How many solar panels do you need? What size inverter? How about the charge controller - which one is best for your needs?

The design of your system depends on several factors. The two most imporant factors are 1) the amount of energy you need to use, and 2) the climate and amount of sun at the site.

To determine the amount of power you need, the Solar Bus has a free System Sizing Worksheet (pdf), where you list your appliances and estimate your energy demand.

Once your energy demand is determined, a system can be designed that will provide the energy you need. The number of solar panels, size of inverter and all the rest of the components can be figured based on your demand and your geographical location.

There are several books available that explain how to design your own system. You can also contact a retail company that sells the solar equipment.

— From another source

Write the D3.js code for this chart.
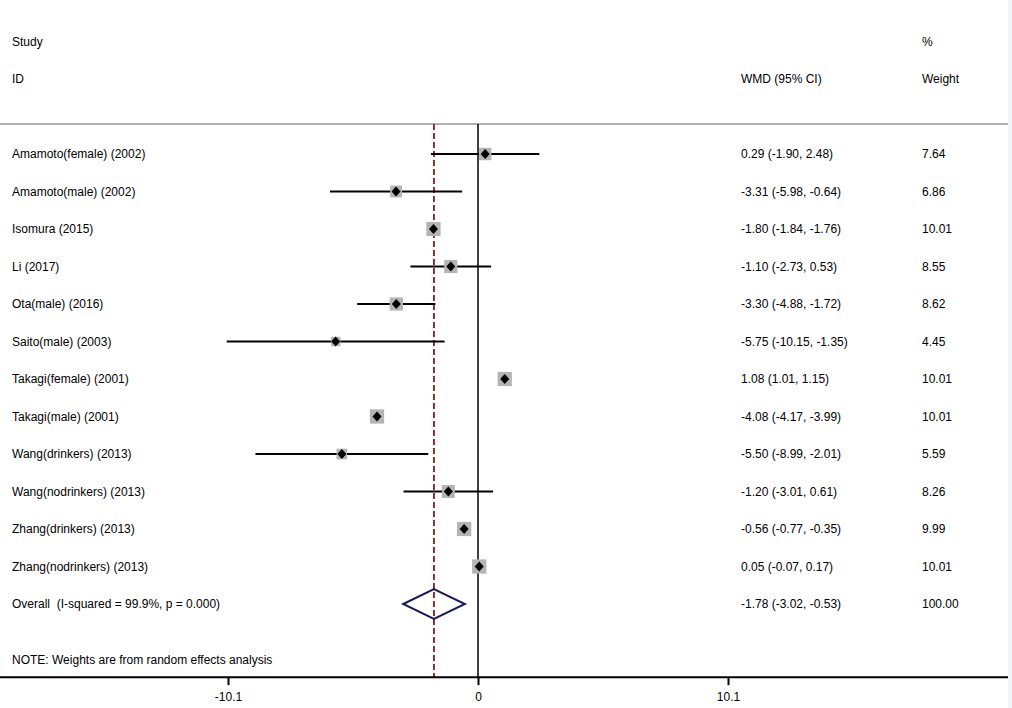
<!DOCTYPE html>
<html>
<head>
<meta charset="utf-8">
<script src="https://cdn.jsdelivr.net/npm/d3@7"></script>
<style>
  body { margin: 0; background: #fff; }
  text { font-family: "Liberation Sans", Arial, sans-serif; font-size: 12px; fill: #000; white-space: pre; }
</style>
</head>
<body>
<svg id="imagen" width="1012" height="708"></svg>
<script>
// study rows
var studies = [
  "Amamoto(female) (2002)", "Amamoto(male) (2002)", "Isomura (2015)", "Li (2017)",
  "Ota(male) (2016)", "Saito(male) (2003)", "Takagi(female) (2001)", "Takagi(male) (2001)",
  "Wang(drinkers) (2013)", "Wang(nodrinkers) (2013)", "Zhang(drinkers) (2013)", "Zhang(nodrinkers) (2013)"
];
var wmd    = [0.29, -3.31, -1.80, -1.10, -3.30, -5.75, 1.08, -4.08, -5.50, -1.20, -0.56, 0.05];
var lower  = [-1.90, -5.98, -1.84, -2.73, -4.88, -10.15, 1.01, -4.17, -8.99, -3.01, -0.77, -0.07];
var upper  = [2.48, -0.64, -1.76, 0.53, -1.72, -1.35, 1.15, -3.99, -2.01, 0.61, -0.35, 0.17];
var weight = [7.64, 6.86, 10.01, 8.55, 8.62, 4.45, 10.01, 10.01, 5.59, 8.26, 9.99, 10.01];

var overall = { label: "Overall  (I-squared = 99.9%, p = 0.000)", es: -1.78, lo: -3.02, hi: -0.53, w: 100.00 };
var xTicks = [-10.1, 0, 10.1];

var width = 1012, height = 708;
var svg = d3.select("#imagen");

var x = d3.scaleLinear().domain([-10.1, 10.1]).range([228, 728]);
// row index -> vertical position
var y = d3.scaleLinear().domain([0, 1]).range([154, 191.5]);

var colLabel = 12, colEs = 741, colW = 922;
var axisY = y(13.95), topY = y(-0.8);

var fmt = v => v.toFixed(2);

// header
svg.append("text").attr("x", colLabel).attr("y", y(-3)).attr("dy", "0.35em").text("Study");
svg.append("text").attr("x", colLabel).attr("y", y(-2)).attr("dy", "0.35em").text("ID");
svg.append("text").attr("x", colEs).attr("y", y(-2)).attr("dy", "0.35em").text("WMD (95% CI)");
svg.append("text").attr("x", colW).attr("y", y(-3)).attr("dy", "0.35em").text("%");
svg.append("text").attr("x", colW).attr("y", y(-2)).attr("dy", "0.35em").text("Weight");

svg.append("line")
  .attr("x1", 0).attr("x2", 1008).attr("y1", topY).attr("y2", topY)
  .attr("stroke", "#b0b0b0").attr("stroke-width", 2);

// no effect line
svg.append("line")
  .attr("x1", x(0)).attr("x2", x(0)).attr("y1", topY).attr("y2", axisY)
  .attr("stroke", "#000").attr("stroke-width", 1.5);

// overall effect line
svg.append("line")
  .attr("x1", x(overall.es)).attr("x2", x(overall.es)).attr("y1", topY).attr("y2", axisY)
  .attr("stroke", "#8b1a1a").attr("stroke-width", 1.8).attr("stroke-dasharray", "6,3");

var rows = studies.map((s, i) => ({ s, i, es: wmd[i], lo: lower[i], hi: upper[i], w: weight[i] }));

var g = svg.append("g").selectAll("g").data(rows).join("g");

g.append("line")
  .attr("x1", d => x(d.lo)).attr("x2", d => x(d.hi))
  .attr("y1", d => y(d.i)).attr("y2", d => y(d.i))
  .attr("stroke", "#000").attr("stroke-width", 2.2);

g.append("rect")
  .attr("x", d => x(d.es) - 2.25 * Math.sqrt(d.w))
  .attr("y", d => y(d.i) - 2.25 * Math.sqrt(d.w))
  .attr("width", d => 4.5 * Math.sqrt(d.w))
  .attr("height", d => 4.5 * Math.sqrt(d.w))
  .attr("fill", "#b4b4b4");

g.append("path")
  .attr("d", d => {
    var cx = x(d.es), cy = y(d.i);
    return `M${cx - 4.5},${cy}L${cx},${cy - 5}L${cx + 4.5},${cy}L${cx},${cy + 5}Z`;
  })
  .attr("fill", "#000");

g.append("text").attr("x", colLabel).attr("y", d => y(d.i)).attr("dy", "0.35em").text(d => d.s);
g.append("text").attr("x", colEs).attr("y", d => y(d.i)).attr("dy", "0.35em")
  .text(d => `${fmt(d.es)} (${fmt(d.lo)}, ${fmt(d.hi)})`);
g.append("text").attr("x", colW).attr("y", d => y(d.i)).attr("dy", "0.35em").text(d => fmt(d.w));

// overall
var oy = y(12);
svg.append("path")
  .attr("d", `M${x(overall.lo)},${oy}L${x(overall.es)},${oy - 15}L${x(overall.hi)},${oy}L${x(overall.es)},${oy + 15}Z`)
  .attr("fill", "none").attr("stroke", "#1a1a5c").attr("stroke-width", 2);
svg.append("text").attr("x", colLabel).attr("y", oy).attr("dy", "0.35em").text(overall.label);
svg.append("text").attr("x", colEs).attr("y", oy).attr("dy", "0.35em")
  .text(`${fmt(overall.es)} (${fmt(overall.lo)}, ${fmt(overall.hi)})`);
svg.append("text").attr("x", colW).attr("y", oy).attr("dy", "0.35em").text(fmt(overall.w));

svg.append("text").attr("x", colLabel).attr("y", y(13.5)).attr("dy", "0.35em")
  .text("NOTE: Weights are from random effects analysis");

// axis
var xAxis = gg => gg
  .attr("transform", `translate(0,${axisY})`)
  .call(d3.axisBottom(x).tickValues(xTicks).tickFormat(d => d === 0 ? "0" : d.toFixed(1)).tickSize(8).tickPadding(7))
  .call(gg => gg.select(".domain").remove())
  .call(gg => gg.selectAll(".tick line").attr("stroke", "#000").attr("stroke-width", 2))
  .call(gg => gg.selectAll(".tick text").attr("font-size", 12).attr("font-family", "Liberation Sans, Arial, sans-serif"));

svg.append("g").call(xAxis);
svg.append("line")
  .attr("x1", 0).attr("x2", 1008).attr("y1", axisY).attr("y2", axisY)
  .attr("stroke", "#000").attr("stroke-width", 2);

// faint right border
svg.append("rect").attr("x", 1008).attr("y", 0).attr("width", 4).attr("height", height).attr("fill", "#f3f5f8");
</script>
</body>
</html>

Most of them will design a system for you, either for free, or for a nominal fee (sometimes refundable when you purchase a system).

If you want an unbiased system designed, not from someone who wants to sell a system to you, we can design a system for you for a nominal fee of $25. You can take this system design to any company that sells the equipment, and purchase the items recommended, or compare our design to what they suggest.

To have a system designed for you by the Solar Bus, fill out the System Design Worksheet and send it to the address on the letterhead with a check for $25. Gary Beckwith (the driver of the Solar Bus) has 15 years experience designing solar energy systems, and he'll get back to you within one week of receiving your worksheet with a list of the components you would need to put together a system.

Solar Energy on the Solar Bus

Thanks to Evergreen Solar, Outback Power Systems, and Real Goods, there is a fully functioning photovoltaic system on the Solar Bus. We have 400 watts of solar panels on the roof, 6 golf cart batteries, and a 2800 watt sinewave inverter on board. With this system, we can teach and demonstrate solar energy to your school or organization. And we can power public events such as small concerts, outdoor movies, lectures, rallies, etc.